— Start —

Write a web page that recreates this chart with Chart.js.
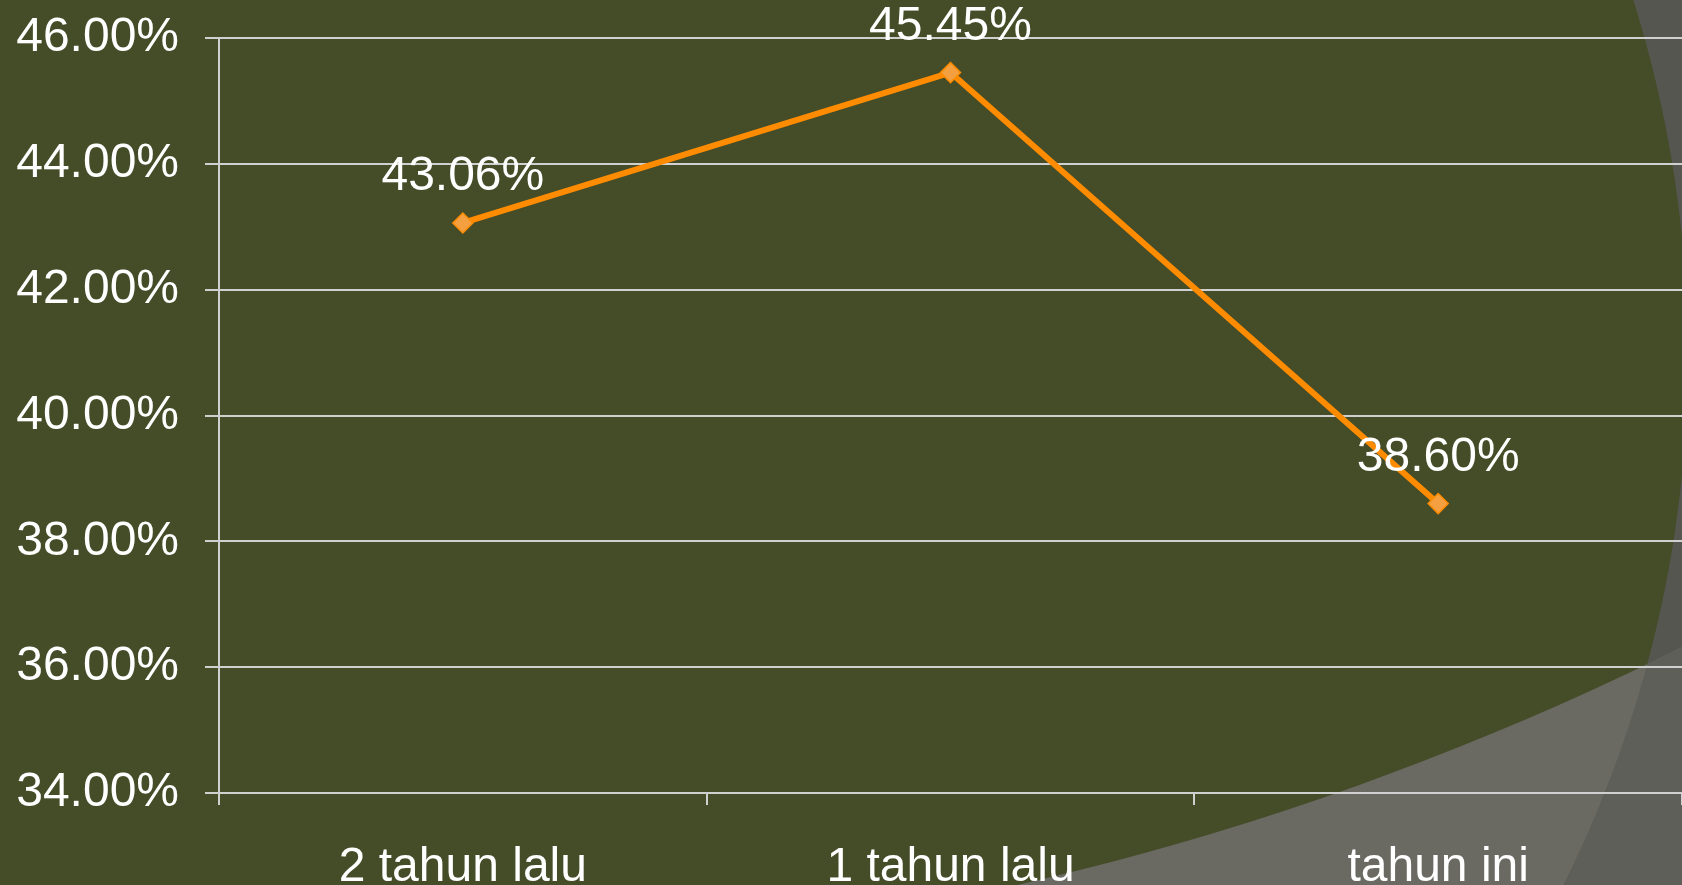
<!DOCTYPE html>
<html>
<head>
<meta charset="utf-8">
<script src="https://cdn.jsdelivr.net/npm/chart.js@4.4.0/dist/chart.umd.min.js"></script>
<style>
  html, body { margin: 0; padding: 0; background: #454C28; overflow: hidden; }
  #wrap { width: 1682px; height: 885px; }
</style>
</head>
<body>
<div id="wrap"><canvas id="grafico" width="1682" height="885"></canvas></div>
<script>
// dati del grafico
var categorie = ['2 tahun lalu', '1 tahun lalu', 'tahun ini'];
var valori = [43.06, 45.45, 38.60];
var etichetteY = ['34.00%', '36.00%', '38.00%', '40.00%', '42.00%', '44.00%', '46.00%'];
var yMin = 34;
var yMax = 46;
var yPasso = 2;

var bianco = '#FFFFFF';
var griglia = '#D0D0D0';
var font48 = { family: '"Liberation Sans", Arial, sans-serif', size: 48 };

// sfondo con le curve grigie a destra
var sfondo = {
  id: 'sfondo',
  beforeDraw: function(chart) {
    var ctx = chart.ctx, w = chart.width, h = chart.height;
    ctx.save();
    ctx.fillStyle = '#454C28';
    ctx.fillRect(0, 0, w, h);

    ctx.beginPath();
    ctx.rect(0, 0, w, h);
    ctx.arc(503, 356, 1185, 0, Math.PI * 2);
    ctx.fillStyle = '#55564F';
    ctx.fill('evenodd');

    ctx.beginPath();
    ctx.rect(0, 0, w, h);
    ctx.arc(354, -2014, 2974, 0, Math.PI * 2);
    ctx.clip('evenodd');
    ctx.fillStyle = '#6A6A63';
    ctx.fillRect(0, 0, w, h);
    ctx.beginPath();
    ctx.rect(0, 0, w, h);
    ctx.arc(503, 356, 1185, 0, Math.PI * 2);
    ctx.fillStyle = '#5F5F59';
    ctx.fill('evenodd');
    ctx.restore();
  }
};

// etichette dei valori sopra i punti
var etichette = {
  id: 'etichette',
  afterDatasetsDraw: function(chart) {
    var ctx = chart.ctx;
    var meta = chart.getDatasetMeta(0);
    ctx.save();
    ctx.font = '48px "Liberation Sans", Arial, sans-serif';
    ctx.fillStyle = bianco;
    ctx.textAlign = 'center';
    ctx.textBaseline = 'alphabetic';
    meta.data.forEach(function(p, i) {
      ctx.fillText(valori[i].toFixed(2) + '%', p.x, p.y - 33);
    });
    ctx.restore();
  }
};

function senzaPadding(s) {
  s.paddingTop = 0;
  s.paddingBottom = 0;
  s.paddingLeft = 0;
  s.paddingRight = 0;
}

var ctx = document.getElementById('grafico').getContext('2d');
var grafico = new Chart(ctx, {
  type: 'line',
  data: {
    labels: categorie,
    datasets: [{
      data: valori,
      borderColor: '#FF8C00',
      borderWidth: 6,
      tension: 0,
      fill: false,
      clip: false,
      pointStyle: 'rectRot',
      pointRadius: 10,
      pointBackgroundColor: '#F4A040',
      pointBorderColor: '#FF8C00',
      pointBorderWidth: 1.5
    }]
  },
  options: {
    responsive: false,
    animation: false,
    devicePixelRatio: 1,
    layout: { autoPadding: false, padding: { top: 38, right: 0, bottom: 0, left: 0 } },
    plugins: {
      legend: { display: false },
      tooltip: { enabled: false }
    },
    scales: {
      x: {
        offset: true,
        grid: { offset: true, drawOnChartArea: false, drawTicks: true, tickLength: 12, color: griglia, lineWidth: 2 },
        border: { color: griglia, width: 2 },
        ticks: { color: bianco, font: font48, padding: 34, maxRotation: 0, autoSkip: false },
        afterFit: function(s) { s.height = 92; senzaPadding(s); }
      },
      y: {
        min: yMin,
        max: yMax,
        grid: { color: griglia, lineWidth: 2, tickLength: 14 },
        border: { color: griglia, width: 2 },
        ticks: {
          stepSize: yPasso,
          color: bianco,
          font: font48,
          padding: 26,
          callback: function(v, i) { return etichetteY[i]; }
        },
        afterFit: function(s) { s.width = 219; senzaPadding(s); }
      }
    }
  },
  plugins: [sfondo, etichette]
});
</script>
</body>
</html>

— End —

▶ **STATED EXERCISE**: The material above holds pictures; copy everything else in it exactly.

▶ **TASK RESPONSE**:
Write a web page that recreates this chart with Chart.js.
<!DOCTYPE html>
<html>
<head>
<meta charset="utf-8">
<script src="https://cdn.jsdelivr.net/npm/chart.js@4.4.0/dist/chart.umd.min.js"></script>
<style>
  html, body { margin: 0; padding: 0; background: #454C28; overflow: hidden; }
  #wrap { width: 1682px; height: 885px; }
</style>
</head>
<body>
<div id="wrap"><canvas id="grafico" width="1682" height="885"></canvas></div>
<script>
// dati del grafico
var categorie = ['2 tahun lalu', '1 tahun lalu', 'tahun ini'];
var valori = [43.06, 45.45, 38.60];
var etichetteY = ['34.00%', '36.00%', '38.00%', '40.00%', '42.00%', '44.00%', '46.00%'];
var yMin = 34;
var yMax = 46;
var yPasso = 2;

var bianco = '#FFFFFF';
var griglia = '#D0D0D0';
var font48 = { family: '"Liberation Sans", Arial, sans-serif', size: 48 };

// sfondo con le curve grigie a destra
var sfondo = {
  id: 'sfondo',
  beforeDraw: function(chart) {
    var ctx = chart.ctx, w = chart.width, h = chart.height;
    ctx.save();
    ctx.fillStyle = '#454C28';
    ctx.fillRect(0, 0, w, h);

    ctx.beginPath();
    ctx.rect(0, 0, w, h);
    ctx.arc(503, 356, 1185, 0, Math.PI * 2);
    ctx.fillStyle = '#55564F';
    ctx.fill('evenodd');

    ctx.beginPath();
    ctx.rect(0, 0, w, h);
    ctx.arc(354, -2014, 2974, 0, Math.PI * 2);
    ctx.clip('evenodd');
    ctx.fillStyle = '#6A6A63';
    ctx.fillRect(0, 0, w, h);
    ctx.beginPath();
    ctx.rect(0, 0, w, h);
    ctx.arc(503, 356, 1185, 0, Math.PI * 2);
    ctx.fillStyle = '#5F5F59';
    ctx.fill('evenodd');
    ctx.restore();
  }
};

// etichette dei valori sopra i punti
var etichette = {
  id: 'etichette',
  afterDatasetsDraw: function(chart) {
    var ctx = chart.ctx;
    var meta = chart.getDatasetMeta(0);
    ctx.save();
    ctx.font = '48px "Liberation Sans", Arial, sans-serif';
    ctx.fillStyle = bianco;
    ctx.textAlign = 'center';
    ctx.textBaseline = 'alphabetic';
    meta.data.forEach(function(p, i) {
      ctx.fillText(valori[i].toFixed(2) + '%', p.x, p.y - 33);
    });
    ctx.restore();
  }
};

function senzaPadding(s) {
  s.paddingTop = 0;
  s.paddingBottom = 0;
  s.paddingLeft = 0;
  s.paddingRight = 0;
}

var ctx = document.getElementById('grafico').getContext('2d');
var grafico = new Chart(ctx, {
  type: 'line',
  data: {
    labels: categorie,
    datasets: [{
      data: valori,
      borderColor: '#FF8C00',
      borderWidth: 6,
      tension: 0,
      fill: false,
      clip: false,
      pointStyle: 'rectRot',
      pointRadius: 10,
      pointBackgroundColor: '#F4A040',
      pointBorderColor: '#FF8C00',
      pointBorderWidth: 1.5
    }]
  },
  options: {
    responsive: false,
    animation: false,
    devicePixelRatio: 1,
    layout: { autoPadding: false, padding: { top: 38, right: 0, bottom: 0, left: 0 } },
    plugins: {
      legend: { display: false },
      tooltip: { enabled: false }
    },
    scales: {
      x: {
        offset: true,
        grid: { offset: true, drawOnChartArea: false, drawTicks: true, tickLength: 12, color: griglia, lineWidth: 2 },
        border: { color: griglia, width: 2 },
        ticks: { color: bianco, font: font48, padding: 34, maxRotation: 0, autoSkip: false },
        afterFit: function(s) { s.height = 92; senzaPadding(s); }
      },
      y: {
        min: yMin,
        max: yMax,
        grid: { color: griglia, lineWidth: 2, tickLength: 14 },
        border: { color: griglia, width: 2 },
        ticks: {
          stepSize: yPasso,
          color: bianco,
          font: font48,
          padding: 26,
          callback: function(v, i) { return etichetteY[i]; }
        },
        afterFit: function(s) { s.width = 219; senzaPadding(s); }
      }
    }
  },
  plugins: [sfondo, etichette]
});
</script>
</body>
</html>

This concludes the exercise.